I think that it is decisive to choose mutual processes and initiatives, putting things, techniques and people together. From this point of view Plusdesign examines the influences of specific cultures within the global society.
How the final product turns out is secondary and can be sacrificed in favour of the process and the symbiosis with the original cultural context.
This is how the project about Colombian sound systems developed, to investigate a musical tradition of Barranquilla and Cartagena that for decades has reunited families and city districts around locally-produced sound totems.
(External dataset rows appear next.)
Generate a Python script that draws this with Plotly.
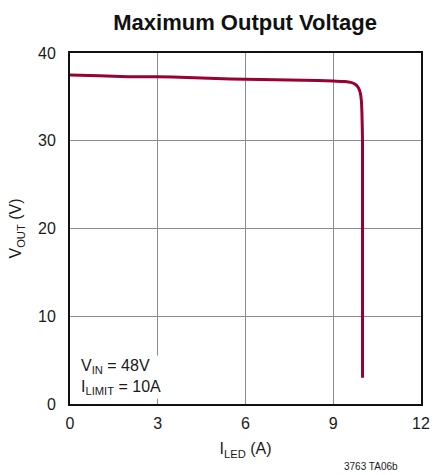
import plotly.graph_objects as go

LINE_RED = "#990033"
GRID = "#8c8c8c"

# I_LED (A) vs V_OUT (V)
i_led = [0, 1, 2, 3, 4, 5, 6, 7, 8, 9, 9.4, 9.6, 9.75, 9.85, 9.92, 9.96, 9.98, 10.0, 10.0]
v_out = [37.5, 37.4, 37.3, 37.3, 37.2, 37.1, 37.0, 36.95, 36.9, 36.8, 36.75, 36.65, 36.45,
         36.1, 35.5, 34.6, 33.2, 30.0, 3.0]

x_ticks = [0, 3, 6, 9, 12]
y_ticks = [0, 10, 20, 30, 40]

FONT = "Liberation Sans, Arial, sans-serif"

fig = go.Figure()
fig.add_trace(go.Scatter(
    x=i_led, y=v_out, mode="lines",
    line=dict(color=LINE_RED, width=3, shape="spline", smoothing=0.6),
    showlegend=False, hoverinfo="skip",
))

fig.update_layout(
    width=433, height=475,
    paper_bgcolor="white", plot_bgcolor="white",
    font=dict(family=FONT, size=16, color="#1a1a1a"),
    margin=dict(l=70, r=12, t=53, b=71),
    showlegend=False,
    title=dict(
        text="<b>Maximum Output Voltage</b>",
        x=0.566, xanchor="center", y=0.953, yanchor="middle",
        font=dict(family=FONT, size=22, color="#111111"),
    ),
)

fig.update_xaxes(
    range=[0, 12], tickvals=x_ticks, showgrid=True, gridcolor=GRID, gridwidth=1,
    zeroline=False, showline=True, linecolor="#111111", linewidth=2, mirror=True,
    ticks="", ticklabelstandoff=4, automargin=False,
    title=dict(text="I<sub>LED</sub> (A)", standoff=12, font=dict(size=16)),
)
fig.update_yaxes(
    range=[0, 40], tickvals=y_ticks, showgrid=True, gridcolor=GRID, gridwidth=1,
    zeroline=False, showline=True, linecolor="#111111", linewidth=2, mirror=True,
    ticks="", ticklabelstandoff=9, automargin=False,
    title=dict(text="V<sub>OUT</sub> (V)", standoff=12, font=dict(size=16)),
)

fig.add_annotation(
    x=0.3, y=0.55, xref="x", yref="y", xanchor="left", yanchor="bottom",
    text="V<sub>IN</sub> = 48V<br>I<sub>LIMIT</sub> = 10A",
    showarrow=False, align="left", bgcolor="white",
    font=dict(family=FONT, size=16, color="#1a1a1a"),
)
fig.add_annotation(
    x=0.94, y=-0.177, xref="paper", yref="paper", xanchor="right", yanchor="middle",
    text="3763 TA06b", showarrow=False,
    font=dict(family=FONT, size=10, color="#1a1a1a"),
)

# drop the default body margin so the 433x475 figure fills the window exactly
fig.write_html(
    "out.html",
    config={"displayModeBar": False},
    post_script="document.body.style.margin='0';document.body.style.overflow='hidden';",
)
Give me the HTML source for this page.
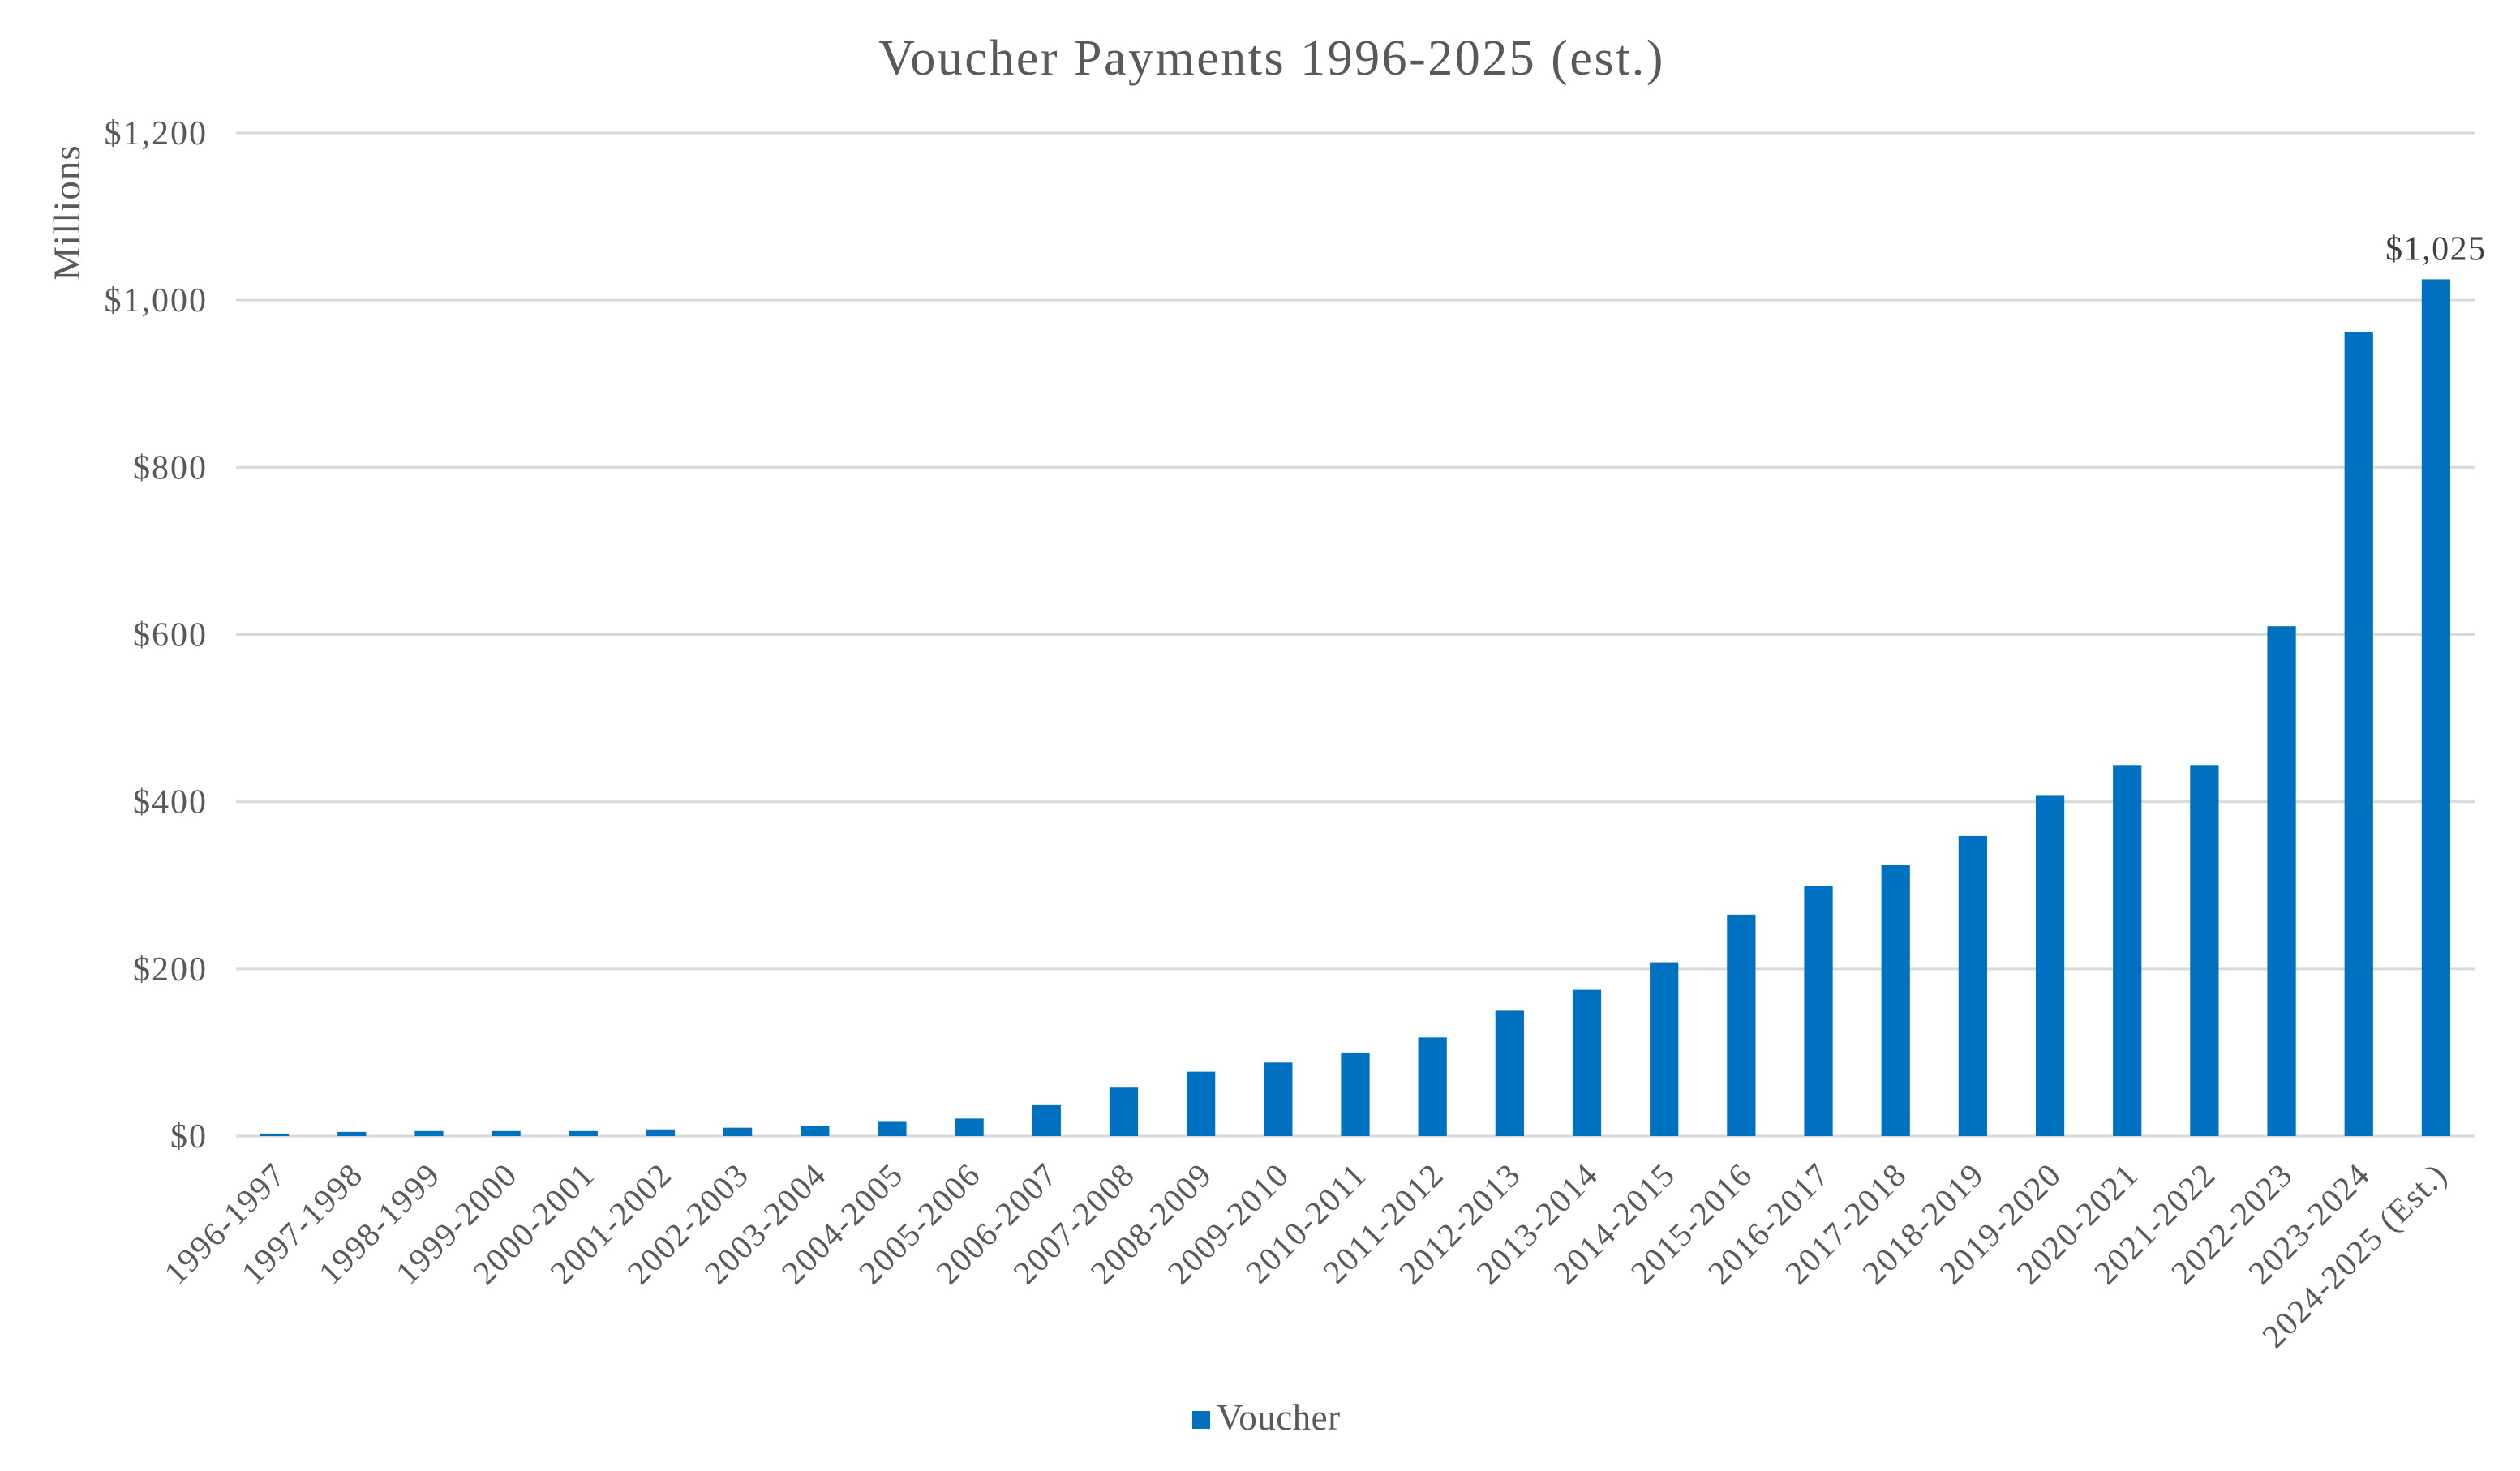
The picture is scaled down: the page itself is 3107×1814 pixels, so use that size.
<!DOCTYPE html>
<html><head><meta charset="utf-8"><style>
html,body{margin:0;padding:0;background:#fff}
svg{display:block;font-family:"Liberation Serif",serif}
</style></head><body>
<svg id="chart" width="3107" height="1814" viewBox="0 0 3107 1814">
<text x="1568" y="92" text-anchor="middle" font-size="62" letter-spacing="2.5" fill="#595959">Voucher Payments 1996-2025 (est.)</text>
<text transform="translate(98,262) rotate(-90)" text-anchor="middle" font-size="47" letter-spacing="1" fill="#595959">Millions</text>
<g id="grid"></g><g id="yticks"></g><g id="bars"></g><g id="xticks"></g>
<rect x="1470" y="1740" width="22" height="22" fill="#0070C0"/>
<text x="1500" y="1763" font-size="45" letter-spacing="0.5" fill="#595959">Voucher</text>
</svg>
<script>
const categories=["1996-1997","1997-1998","1998-1999","1999-2000","2000-2001","2001-2002","2002-2003","2003-2004","2004-2005","2005-2006","2006-2007","2007-2008","2008-2009","2009-2010","2010-2011","2011-2012","2012-2013","2013-2014","2014-2015","2015-2016","2016-2017","2017-2018","2018-2019","2019-2020","2020-2021","2021-2022","2022-2023","2023-2024","2024-2025 (Est.)"];
const values=[3,5,6,6,6,8,10,12,17,21,37,58,77,88,100,118,150,175,208,265,299,324,359,408,444,444,610,962,1025];
const yTicks=[0,200,400,600,800,1000,1200];
const yTickLabels=["$0","$200","$400","$600","$800","$1,000","$1,200"];
const NS="http://www.w3.org/2000/svg";
const L=291,R=3051,Y0=1401,Y1=164,YMAX=1200;
const n=categories.length,band=(R-L)/n,bw=band*0.37;
const y=v=>Y0-(v/YMAX)*(Y0-Y1);
const x=i=>L+band*(i+0.5);
function mk(t,a,p){const e=document.createElementNS(NS,t);for(const k in a)e.setAttribute(k,a[k]);p.appendChild(e);return e;}
const grid=document.getElementById('grid'),yt=document.getElementById('yticks'),bars=document.getElementById('bars'),xt=document.getElementById('xticks');
yTicks.forEach((v,i)=>{
 const g=mk('line',{x1:L,x2:R,y1:y(v),y2:y(v),stroke:'#d9d9d9','stroke-width':3},grid);
 
 
 const t=mk('text',{x:256,y:y(v)+14,'text-anchor':'end','font-size':42,'letter-spacing':2,fill:'#595959'},yt);
 t.textContent=yTickLabels[i];
 
 
});
values.forEach((v,i)=>{
 const b=mk('rect',{x:x(i)-bw/2,y:y(v),width:bw,height:Y0-y(v),fill:'#0070C0'},bars);
 
 
 const t=mk('text',{'text-anchor':'end','font-size':41,'letter-spacing':1.5,fill:'#595959',transform:`translate(${x(i)+16},${Y0+50}) rotate(-45)`},xt);
 t.textContent=categories[i];
 
 
});
const li=n-1;
const dl=mk('text',{x:x(li),y:y(values[li])-24,'text-anchor':'middle','font-size':42,'letter-spacing':1.5,fill:'#404040'},bars);
dl.textContent='$'+values[li].toLocaleString('en-US');


</script>
</body></html>
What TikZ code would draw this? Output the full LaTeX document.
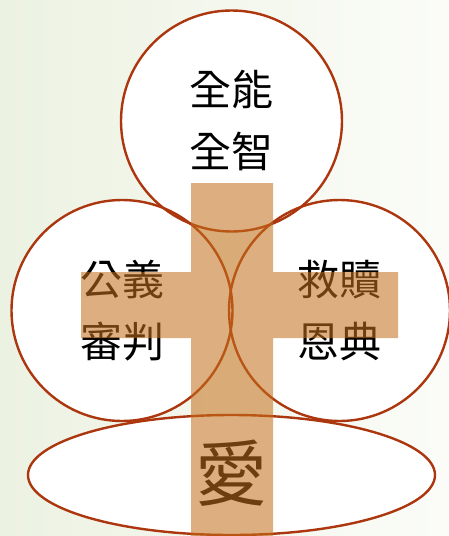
\documentclass[tikz,border=0pt]{standalone}
\usepackage{fontspec}
\newfontfamily\cjk{Noto Sans CJK TC}
\usetikzlibrary{shapes.geometric}
\definecolor{rimred}{RGB}{172,54,14}
\definecolor{crosstan}{RGB}{196,112,28}
\definecolor{bgleft}{RGB}{236,242,226}
\definecolor{bgright}{RGB}{251,252,248}
\tikzset{
  disc/.style={circle, minimum size=221pt, inner sep=0pt},
  oval/.style={ellipse, minimum width=407pt, minimum height=120pt, inner sep=0pt},
  rim/.style={draw=rimred, line width=2.4pt},
  word/.style={font=\cjk\fontsize{42}{62}\selectfont, align=center, inner sep=0pt},
}
\begin{document}
\begin{tikzpicture}[x=1pt, y=-1pt, line join=round, line cap=round]

    % background
    \shade[left color=bgleft, right color=bgright] (0,0) rectangle (448,536);
    \useasboundingbox (0,0) rectangle (448,536);

    % white discs first
    \foreach \name/\x/\y in {top/231.5/121, left/122/310.5, right/339.5/310.5} {
        \node[disc, fill=white] (\name) at (\x,\y) {};
    }
    \node[oval, fill=white] (base) at (231.5,475) {};

    % outlines over all fills
    \foreach \name in {top, left, right} {
        \node[disc, rim] at (\name.center) {};
    }
    \node[oval, rim] at (base.center) {};

    % texts
    \node[word] (topword) at (top.center) {全能\\全智};
    \node[word] (leftword) at (left.center) {公義\\審判};
    \node[word] (rightword) at (right.center) {救贖\\恩典};
    \node[word, font=\cjk\fontsize{72}{80}\selectfont] (baseword) at ([yshift=2pt]base.center) {愛};

    % cross
    \fill[crosstan, fill opacity=0.56] (191,183) rectangle (273,536) (81,272) rectangle (398,338);

\end{tikzpicture}
\end{document}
Another example is the “Rug Trip” to the foot of the Atlas mountain chain in Morocco, where we involved a number of Berber families in the production of carpets conceived by contemporary artists (Barry McGee, Anton Bruhin and Susan Kare).
It’s a work about the communities, on how much design influences social groups, identifying them first and then amplifying their voice.
AK: In our visual world, where an image, a product or design needs to be perceived in a second, it becomes difficult to focus on the details. The non-specific seems to win over precision. And joints, as details, tend to get lost in the whole.
The U-Joints exhibition is a great way to reset and focus, before getting lost again in the sheer quantity of details that we assembled into one exhibition.
What was the most interesting discovery you made while working on this exhibition?
AC: Today there is a vast network of designers who are all thinking about the joint as an ideal device for solving everyday necessities.
The outcome of our investigation, explored together with Alessandra Covini of Studio Ossidiana, has led us beyond the everyday but it has been extraordinary to observe how the topic of the joint is an obsession for the majority of students and new professionals: a kind of obligatory stylistic exercise strongly tied to the contemporary culture of making.
AK: Joints are design projects in their own right. Even a screw is beautiful and ingenious if you take the time to look at it properly.